Closed jbburt closed 4 years ago
Hey! A few notes and thoughts:
First, get_surface_distance()
will only be "perfectly" backwards-compatible if use_wb=True
is set to be the default (and even then, there might be some rounding errors due to floating point imprecision). As is, with use_wb=False
as the default, the biggest issue / difference is that the current calculation method under-estimates the distance between indirect edges. When you're comparing parcel-parcel distances this ends up amounting to very small absolute differences (<0.5mm, in my experience), but when you're looking at vertex-vertex distance it can be more noticeable.
It might be worth changing it so, for now, use_wb=True
is the default—or I can do some more brainstorming on the math to address that issue. I'll make a new issue with the exact problems with the indirect edge distance calculation to see if it's something that can be readily tackled (I only ever used the parcel-parcel distance matrix and was willing to take the minor imprecision for the speed-ups.)
The re-formatting of parcellate()
and subcortex()
is kind of tied in to your original rationale for maintaining them as separate entities. I totally get the logic that parcellated is a derivative of dense, but I'm not sure whether re-calculating the dense vertex-vertex distances is actually slower than re-loading the dense vertex-vertex distances from disk! I did a little test to compare:
In [1]: from brainsmash.workbench.geo import get_surface_distance, parcellate
In [2]: %time parcellate('lh_geodesic_dist.txt',
dlabel_file='Gordon333.L.32k_fs_LR.label.gii',
outfile='lh_gordon_dist_1.txt')
CPU times: user 13min 44s, sys: 4min 58s, total: 18min 43s
Wall time: 18min 43s
In [3]: %time get_surface_distance('S1200.L.midthickness_MSMAll.32k_fs_LR.surf.gii',
outfile='lh_gordon_dist_2.txt',
dlabel='Gordon333.L.32k_fs_LR.label.gii')
CPU times: user 9min 41s, sys: 59.1 ms, total: 9min 41s
Wall time: 9min 41s
where lh_geodesic_dist.txt
in the first call to parcellate()
is just the vertex-vertex distance matrix output by get_surface_distance()
without a dlabel file. (I just happened to have Gordon on hand, but I assume the estimates would be similar for the MMP.)
It seems like the disk I/O is generally the slower beast and actually recomputing the whole vertex-vertex distance matrix—assuming you're doing it in-memory with get_surface_distance()
—is faster than loading the matrix in from disk. For comparison, running get_surface_distance()
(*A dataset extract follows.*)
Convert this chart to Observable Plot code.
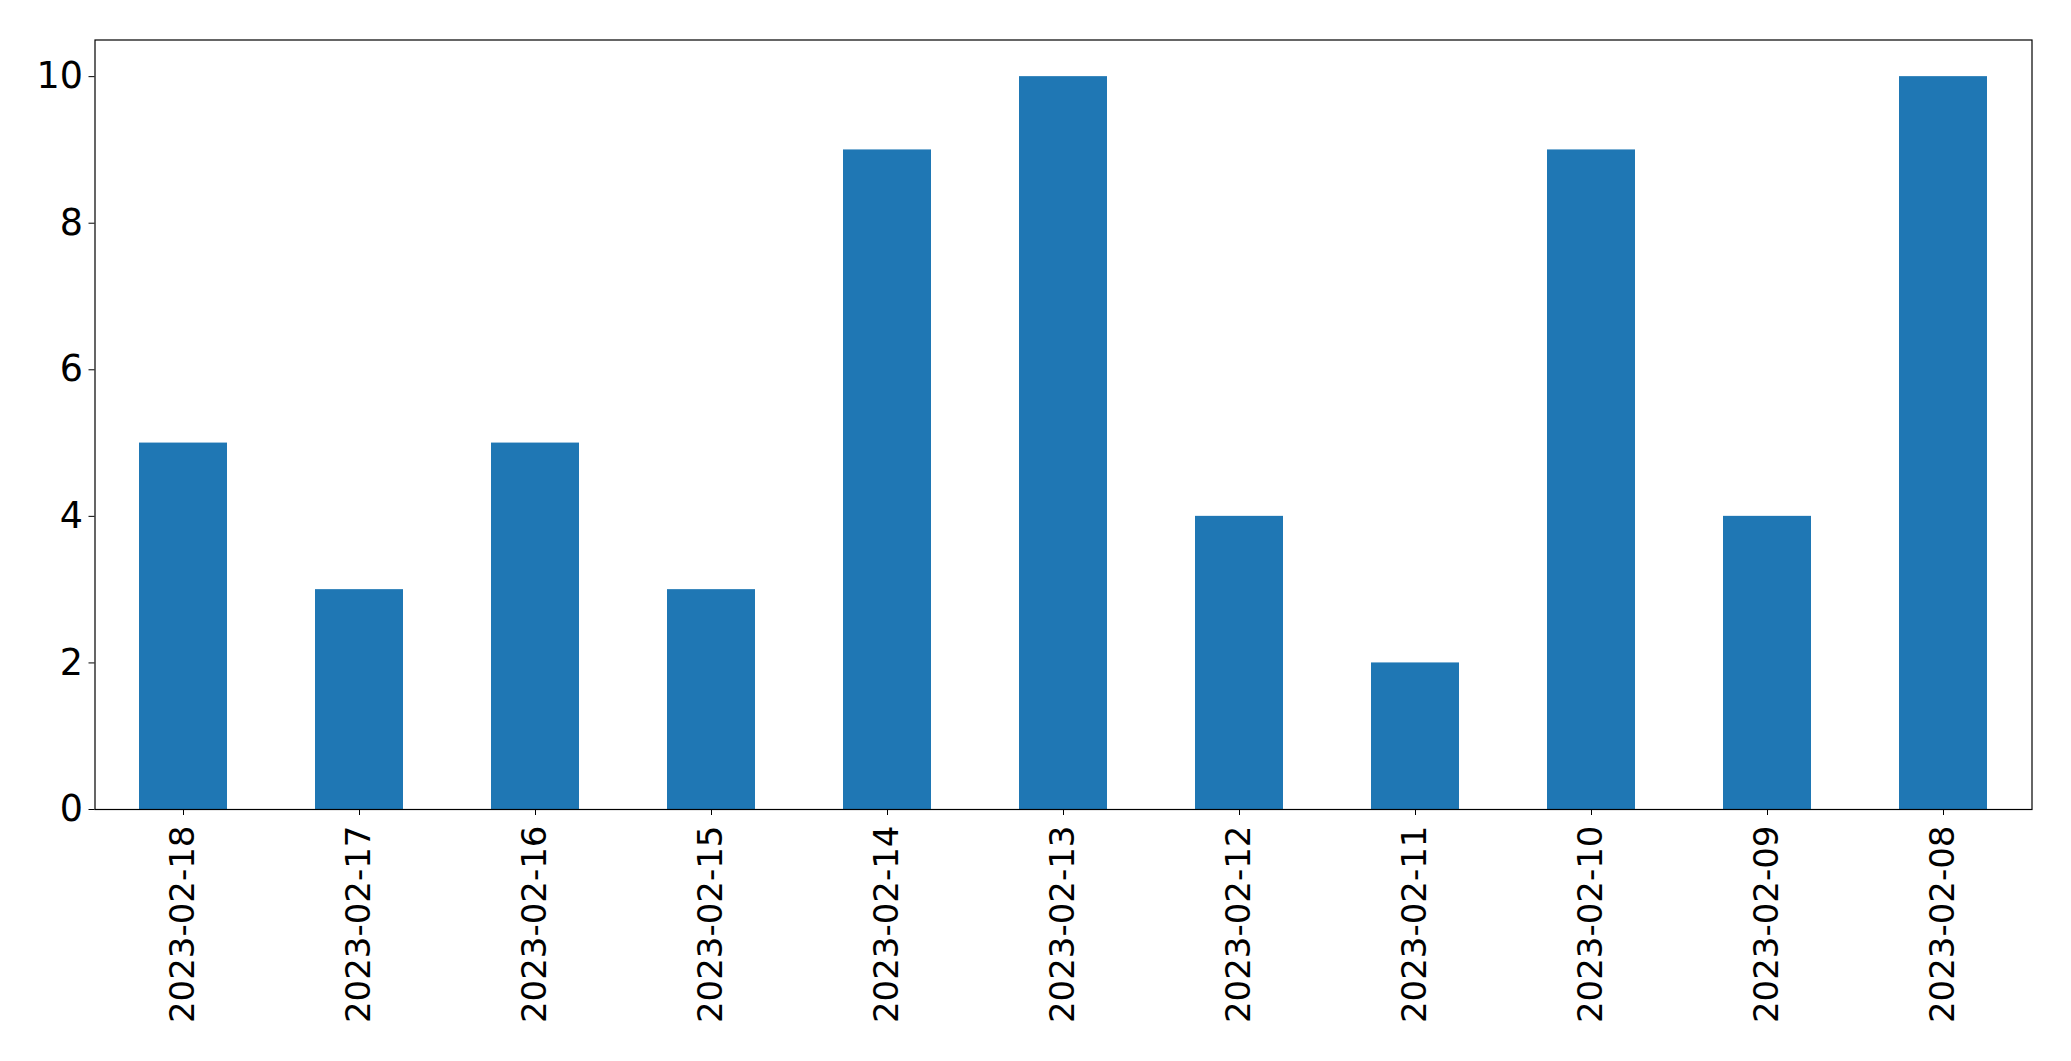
<!DOCTYPE html>
<html>
<head>
<meta charset="utf-8">
<script src="https://cdn.jsdelivr.net/npm/d3@7"></script>
<script src="https://cdn.jsdelivr.net/npm/@observablehq/plot@0.6"></script>
<style>
  html, body { margin: 0; padding: 0; background: #fff; overflow: hidden; }
  #chart svg { display: block; }
</style>
</head>
<body>
<div id="chart"></div>
<script>
const dates = ["2023-02-18","2023-02-17","2023-02-16","2023-02-15","2023-02-14","2023-02-13","2023-02-12","2023-02-11","2023-02-10","2023-02-09","2023-02-08"];
const counts = [5, 3, 5, 3, 9, 10, 4, 2, 9, 4, 10];
const yTicks = [0, 2, 4, 6, 8, 10];

const data = dates.map((d, i) => ({date: d, count: counts[i]}));

const chart = Plot.plot({
  width: 2071,
  height: 1061,
  marginLeft: 94.5,
  marginRight: 39.5,
  marginTop: 39.5,
  marginBottom: 252,
  style: {fontFamily: "'DejaVu Sans', sans-serif", fontSize: "34px", color: "black", background: "white"},
  x: {domain: dates, paddingInner: 0.5, paddingOuter: 0.25, label: null},
  y: {domain: [0, 10.5], label: null},
  marks: [
    Plot.barY(data, {x: "date", y: "count", fill: "#1f77b4"}),
    Plot.axisY({ticks: yTicks, tickSize: 6, tickPadding: 6, fontSize: 36.5, label: null, stroke: "black", fill: "black"}),
    Plot.axisX({tickSize: 6, tickPadding: 10, tickRotate: -90, fontSize: 34, label: null, stroke: "black", fill: "black"}),
    Plot.frame({stroke: "black", strokeWidth: 1.2})
  ]
});
document.getElementById("chart").appendChild(chart);
</script>
</body>
</html>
without providing a dlabel
file has a wall time of 23 minutes; the increase from above is almost entirely attributable to the I/O. (Note: these times will very likely vary by hardware!) I think if you wanted to consider alternative formats for the vertex-vertex distance matrix the disk I/O might see some speed-ups, but since you were also originally worried about memory constraints and loading the whole matrix in-memory (which is a very important consideration!) that makes things a bit trickier.
All-told, I'm not sure there's a perfect way to maintain perfect API backwards compatibility and maximize the speed-ups. If you're comfortable replacing cortex()
with get_surface_distance()
and then making the API of subcortex()
match I think that would make a lot of sense. As for parcellate()
: you can leave it as is (so that it doesn't disappear from the API) and just suggest that, if people want, they can use the dlabel
parameter of the new cortex()
(née get_surface_distance()
) and to-be-modified subcortex()
functions to generate parcellated distance matrices? Everyone who has vertex-vertex distance matrices saved to disk that they want to use can then still rely on parcellate()
to get the job done.
@rmarkello -- thanks so much for the insightful answer. I tried to implement everything as you suggested. Everything seems to be working fine but I've yet to thoroughly stress test it so let me know if you spot anything that seems off!
@rmarkello -- do you have thoughts on this?
my inclination is to replace my
cortex
function with yourget_surface_distance
function (I see you also wrote it in such a way that renamingget_surface_distance
tocortex
would preserve backwards compatibility -- nice!).then,
parcellate
andsubcortex
could either be left as-is, orsubcortex
could be revised such that it has (approximately) parallel structure withcortex
. I think the latter would be pretty straightforward to implement using_get_euclid_distance
and_get_parcel_distance
, right?one final thought -- in my original implementation I had functionally modularized the distance-computation and parcellation routines, in large part because i) parcellated is a derivative of dense, and ii) because (I assumed?) it would take far longer to recompute the dense vertex-vertex distances and then parcellate, than it would to read vertex-vertex distances from disk and then parcellate. Was my assumption wrong (or in your implementation, is this a non-issue)?